When Jessie Little Doe Baird began the Wôpanâak Language Reclamation Project, there was only one other example of reviving an extinct language: ancient Hebrew. But where Israel made restoring the language a national priority and had thousands of ancient texts to draw upon, Baird, a member of the Mashpee Wampanoag tribe of eastern Massachusetts, had to rely on her own initiative, a seventeenth-century translation of the Bible, and a handful of legal documents. Starting in 1993, she began the slow process of relearning vocabulary and grammar from the translation. The Bible was originally translated from English into “the Indian language” in 1663 by John Eliot, a minister who wanted to convert the native tribes to Christianity. The irony of depending on such a source was not lost on Baird, whose seventeenth-century forebears had opposed missionary work. By 1996 Baird had compiled a dictionary of nearly 10,000 words with the help of Ken Hale, a linguistic scholar at the Massachusetts Institute of Technology and himself the descendant of an early settler. Ten years later, Baird was one of seven fluent Wôpanâak speakers and her daughter Mae Alice became the first native speaker of the language in seven generations.

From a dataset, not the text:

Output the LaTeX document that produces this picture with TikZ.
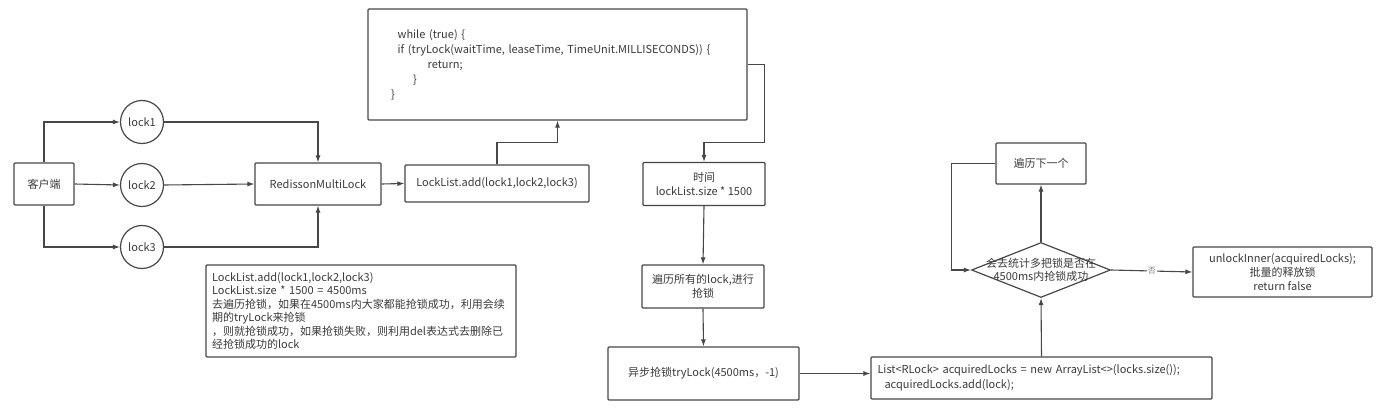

Baird’s work marks an important success in tackling the global problem of lost languages. In the United States, 70 of the remaining 139 Native American languages will disappear in the next five years unless action is taken. Linguists believe that 90 percent of the approximately 7,000 languages currently spoken in the world will become extinct by 2050 as a result of economic and cultural globalization and development. As the anthropologist Wade Davis points out, languages are lost because certain cultures are “driven out of existence by identifiable forces that are beyond their capacity to adapt to.” Wade argues that these forces, namely globalization and modernization, erode the “ethnosphere,” just as they erode the biosphere. It is a view shared by language revivalists like Baird, although she has a more local take on what it means to save a language. Teaching her people to speak and read Wôpanâak, she said, has been “like taking care of your family.” Last year, she received a MacArthur fellowship, or “genius grant,” in recognition of her work.